■ **SHORT EXERCISE**
"React" appears in how many lines of the entries? State only the number.

# # # # #

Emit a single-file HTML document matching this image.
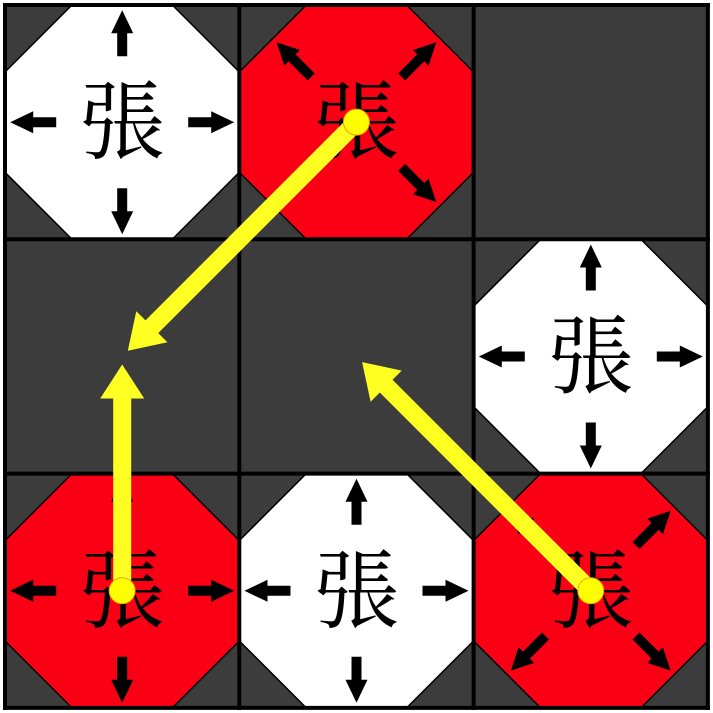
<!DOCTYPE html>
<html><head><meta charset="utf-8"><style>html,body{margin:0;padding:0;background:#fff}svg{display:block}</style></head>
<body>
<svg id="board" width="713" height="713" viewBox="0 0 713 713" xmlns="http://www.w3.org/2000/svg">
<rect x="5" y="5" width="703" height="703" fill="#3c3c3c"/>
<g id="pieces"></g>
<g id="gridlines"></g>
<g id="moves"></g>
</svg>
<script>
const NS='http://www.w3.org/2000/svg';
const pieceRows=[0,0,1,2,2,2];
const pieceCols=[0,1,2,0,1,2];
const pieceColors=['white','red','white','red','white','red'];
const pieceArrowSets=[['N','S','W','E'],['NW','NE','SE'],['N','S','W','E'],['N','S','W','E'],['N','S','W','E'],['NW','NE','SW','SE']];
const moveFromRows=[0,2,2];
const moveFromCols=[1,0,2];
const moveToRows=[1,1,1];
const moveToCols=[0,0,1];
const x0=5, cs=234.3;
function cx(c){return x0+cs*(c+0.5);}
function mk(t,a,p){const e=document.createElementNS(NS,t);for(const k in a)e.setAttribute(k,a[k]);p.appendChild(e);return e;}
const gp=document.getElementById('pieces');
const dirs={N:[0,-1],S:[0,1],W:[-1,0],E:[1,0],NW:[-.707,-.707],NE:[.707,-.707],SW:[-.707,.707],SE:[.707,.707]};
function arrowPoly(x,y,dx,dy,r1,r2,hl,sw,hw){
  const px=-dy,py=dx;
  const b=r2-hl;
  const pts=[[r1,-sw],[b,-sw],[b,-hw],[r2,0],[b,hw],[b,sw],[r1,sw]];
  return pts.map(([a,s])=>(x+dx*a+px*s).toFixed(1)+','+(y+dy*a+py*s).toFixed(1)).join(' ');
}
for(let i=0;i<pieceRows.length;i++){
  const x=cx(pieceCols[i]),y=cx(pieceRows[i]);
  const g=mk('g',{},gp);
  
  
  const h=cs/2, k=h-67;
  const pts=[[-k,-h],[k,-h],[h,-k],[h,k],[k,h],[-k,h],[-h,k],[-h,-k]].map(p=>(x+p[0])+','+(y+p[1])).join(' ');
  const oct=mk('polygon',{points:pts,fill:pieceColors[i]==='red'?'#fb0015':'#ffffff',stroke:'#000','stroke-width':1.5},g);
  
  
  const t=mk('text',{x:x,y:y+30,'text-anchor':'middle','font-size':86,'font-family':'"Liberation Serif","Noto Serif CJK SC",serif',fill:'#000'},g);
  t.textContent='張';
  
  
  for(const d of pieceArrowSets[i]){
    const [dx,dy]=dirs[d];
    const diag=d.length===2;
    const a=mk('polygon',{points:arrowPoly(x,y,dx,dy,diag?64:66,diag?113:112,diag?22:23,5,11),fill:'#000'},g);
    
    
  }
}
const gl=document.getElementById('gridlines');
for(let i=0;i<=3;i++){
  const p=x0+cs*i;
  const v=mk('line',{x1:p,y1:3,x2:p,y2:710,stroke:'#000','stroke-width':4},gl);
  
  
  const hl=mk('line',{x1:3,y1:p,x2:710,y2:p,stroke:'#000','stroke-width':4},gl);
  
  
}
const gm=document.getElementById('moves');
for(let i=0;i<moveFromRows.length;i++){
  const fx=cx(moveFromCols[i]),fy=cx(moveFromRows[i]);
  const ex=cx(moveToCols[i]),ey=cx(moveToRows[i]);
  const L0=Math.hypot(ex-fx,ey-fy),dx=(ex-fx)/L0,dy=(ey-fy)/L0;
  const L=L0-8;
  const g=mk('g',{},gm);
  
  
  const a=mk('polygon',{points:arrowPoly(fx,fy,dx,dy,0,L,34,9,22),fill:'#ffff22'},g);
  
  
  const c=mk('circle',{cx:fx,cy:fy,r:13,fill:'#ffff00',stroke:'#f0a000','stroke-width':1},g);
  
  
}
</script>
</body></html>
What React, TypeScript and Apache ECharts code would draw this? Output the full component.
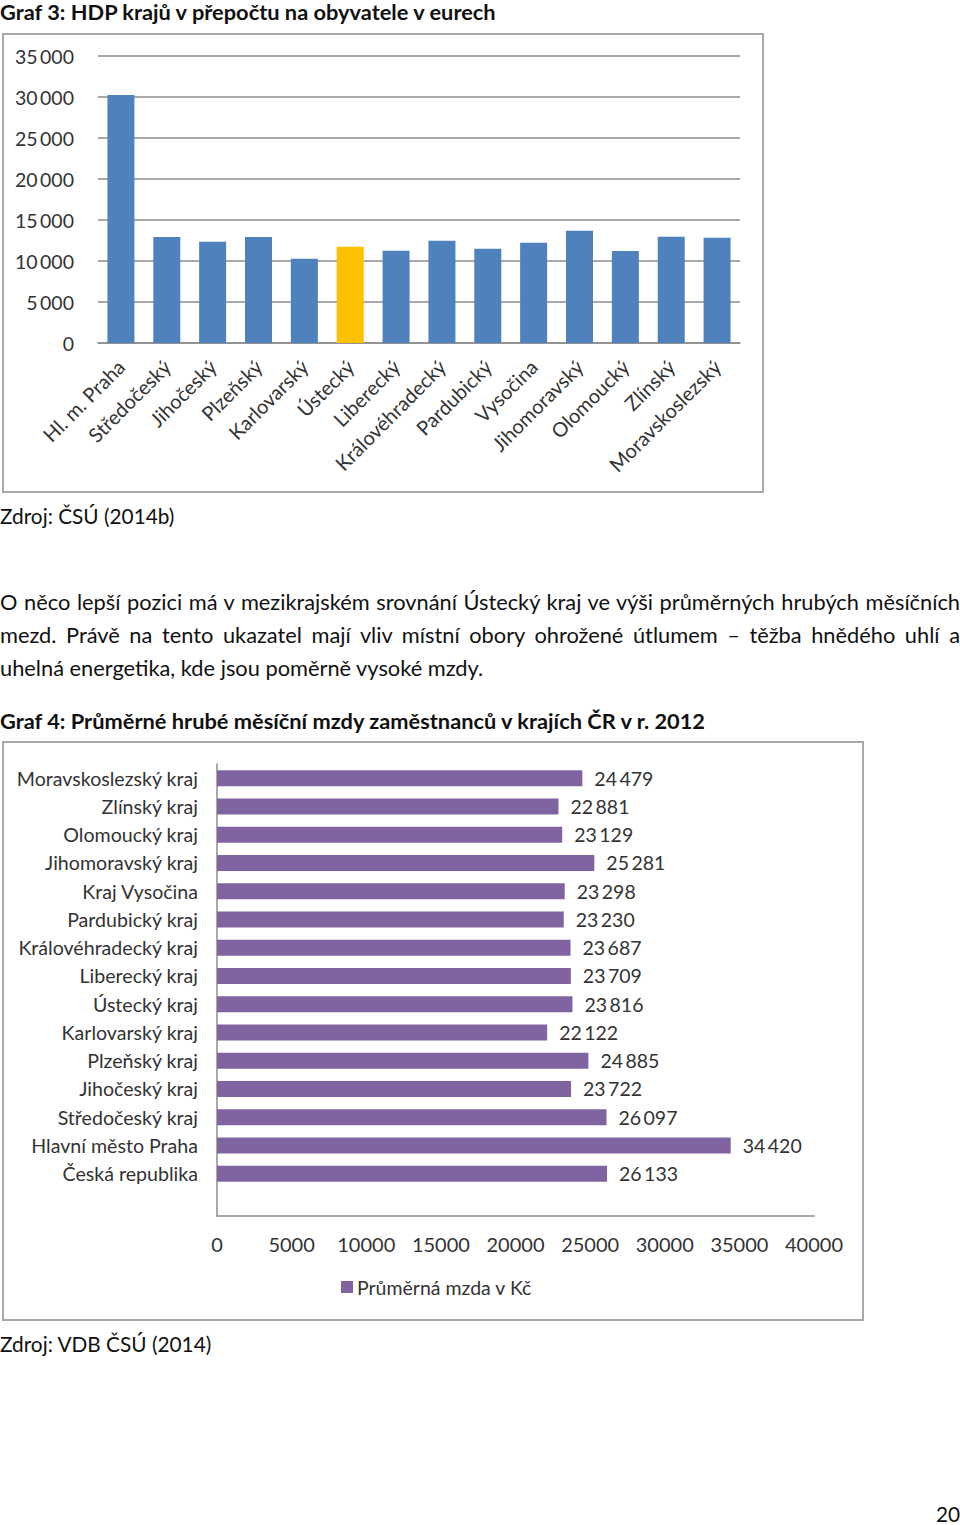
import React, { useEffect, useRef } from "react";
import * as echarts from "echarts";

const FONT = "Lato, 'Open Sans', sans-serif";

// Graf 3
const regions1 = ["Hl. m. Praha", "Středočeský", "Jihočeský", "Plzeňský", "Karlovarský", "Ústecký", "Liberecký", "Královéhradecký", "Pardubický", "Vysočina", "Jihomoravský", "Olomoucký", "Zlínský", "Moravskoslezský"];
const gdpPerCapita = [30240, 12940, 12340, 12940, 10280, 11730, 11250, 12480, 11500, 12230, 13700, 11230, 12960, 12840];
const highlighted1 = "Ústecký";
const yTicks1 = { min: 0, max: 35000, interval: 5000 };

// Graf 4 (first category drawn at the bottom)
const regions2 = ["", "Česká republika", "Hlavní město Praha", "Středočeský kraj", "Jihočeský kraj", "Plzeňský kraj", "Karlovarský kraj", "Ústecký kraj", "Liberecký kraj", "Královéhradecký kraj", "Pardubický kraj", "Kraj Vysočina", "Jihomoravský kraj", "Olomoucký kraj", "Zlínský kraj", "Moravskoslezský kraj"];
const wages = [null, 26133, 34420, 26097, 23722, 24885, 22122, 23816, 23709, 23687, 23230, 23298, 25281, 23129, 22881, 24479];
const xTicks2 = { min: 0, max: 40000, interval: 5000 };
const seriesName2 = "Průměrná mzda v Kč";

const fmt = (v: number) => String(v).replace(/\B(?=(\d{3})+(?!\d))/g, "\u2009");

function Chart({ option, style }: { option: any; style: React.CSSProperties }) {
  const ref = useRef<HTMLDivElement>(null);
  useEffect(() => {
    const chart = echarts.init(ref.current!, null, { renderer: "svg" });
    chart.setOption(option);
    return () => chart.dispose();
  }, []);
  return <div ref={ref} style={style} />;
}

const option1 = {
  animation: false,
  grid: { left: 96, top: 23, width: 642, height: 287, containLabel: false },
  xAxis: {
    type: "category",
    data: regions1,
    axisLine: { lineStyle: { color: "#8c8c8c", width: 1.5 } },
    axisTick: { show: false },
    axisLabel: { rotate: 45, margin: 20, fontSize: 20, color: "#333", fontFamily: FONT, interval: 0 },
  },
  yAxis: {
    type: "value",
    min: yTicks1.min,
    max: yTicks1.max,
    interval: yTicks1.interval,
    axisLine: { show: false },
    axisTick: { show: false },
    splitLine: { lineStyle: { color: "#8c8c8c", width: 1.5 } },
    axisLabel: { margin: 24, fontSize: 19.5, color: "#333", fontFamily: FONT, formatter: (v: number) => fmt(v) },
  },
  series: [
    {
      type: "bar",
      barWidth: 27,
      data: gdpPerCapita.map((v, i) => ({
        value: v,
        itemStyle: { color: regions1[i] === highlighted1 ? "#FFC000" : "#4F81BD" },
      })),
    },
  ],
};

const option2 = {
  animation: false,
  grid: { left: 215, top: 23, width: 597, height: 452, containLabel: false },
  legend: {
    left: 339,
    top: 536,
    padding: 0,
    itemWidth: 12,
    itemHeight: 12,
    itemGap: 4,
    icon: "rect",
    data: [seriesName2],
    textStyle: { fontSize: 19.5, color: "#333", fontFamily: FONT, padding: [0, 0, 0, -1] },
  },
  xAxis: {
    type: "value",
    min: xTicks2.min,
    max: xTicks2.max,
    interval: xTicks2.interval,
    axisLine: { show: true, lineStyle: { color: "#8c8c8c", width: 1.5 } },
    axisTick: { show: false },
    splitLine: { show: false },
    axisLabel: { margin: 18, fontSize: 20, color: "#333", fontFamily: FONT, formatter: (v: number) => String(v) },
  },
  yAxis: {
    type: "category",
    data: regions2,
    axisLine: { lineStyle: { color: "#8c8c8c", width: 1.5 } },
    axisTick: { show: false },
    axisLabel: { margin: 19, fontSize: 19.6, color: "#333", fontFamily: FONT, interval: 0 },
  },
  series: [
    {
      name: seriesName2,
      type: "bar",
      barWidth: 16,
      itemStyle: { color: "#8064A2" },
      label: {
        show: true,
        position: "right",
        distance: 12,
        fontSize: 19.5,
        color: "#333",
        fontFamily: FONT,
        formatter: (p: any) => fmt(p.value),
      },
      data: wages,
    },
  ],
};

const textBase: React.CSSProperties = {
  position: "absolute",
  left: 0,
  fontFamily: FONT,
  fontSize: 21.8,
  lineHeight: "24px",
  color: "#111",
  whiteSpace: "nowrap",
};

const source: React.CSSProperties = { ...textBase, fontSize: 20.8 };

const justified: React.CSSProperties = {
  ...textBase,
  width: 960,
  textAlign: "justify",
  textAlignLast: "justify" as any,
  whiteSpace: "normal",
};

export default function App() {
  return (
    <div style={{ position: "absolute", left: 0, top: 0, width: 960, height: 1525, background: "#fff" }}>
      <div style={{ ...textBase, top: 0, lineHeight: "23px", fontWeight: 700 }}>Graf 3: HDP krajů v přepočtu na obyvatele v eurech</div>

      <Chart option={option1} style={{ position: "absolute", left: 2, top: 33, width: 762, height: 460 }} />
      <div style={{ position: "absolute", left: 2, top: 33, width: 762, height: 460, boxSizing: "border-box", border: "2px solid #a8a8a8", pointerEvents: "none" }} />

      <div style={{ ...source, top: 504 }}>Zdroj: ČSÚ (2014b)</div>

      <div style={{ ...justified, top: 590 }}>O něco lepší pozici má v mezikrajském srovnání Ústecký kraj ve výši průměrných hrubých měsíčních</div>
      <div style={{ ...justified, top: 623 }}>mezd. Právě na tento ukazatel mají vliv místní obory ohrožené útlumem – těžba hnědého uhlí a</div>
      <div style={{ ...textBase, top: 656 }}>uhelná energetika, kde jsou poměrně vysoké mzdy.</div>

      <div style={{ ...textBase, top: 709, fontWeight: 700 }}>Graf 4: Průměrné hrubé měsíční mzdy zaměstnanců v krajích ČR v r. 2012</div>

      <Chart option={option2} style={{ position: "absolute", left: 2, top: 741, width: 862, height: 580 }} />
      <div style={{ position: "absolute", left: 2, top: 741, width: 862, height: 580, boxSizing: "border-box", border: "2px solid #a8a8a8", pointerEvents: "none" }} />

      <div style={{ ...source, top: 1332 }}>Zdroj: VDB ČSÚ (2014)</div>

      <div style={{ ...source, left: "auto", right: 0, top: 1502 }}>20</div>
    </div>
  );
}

# # # # #

■ **SOLUTION FOR THIS PROBLEM**
6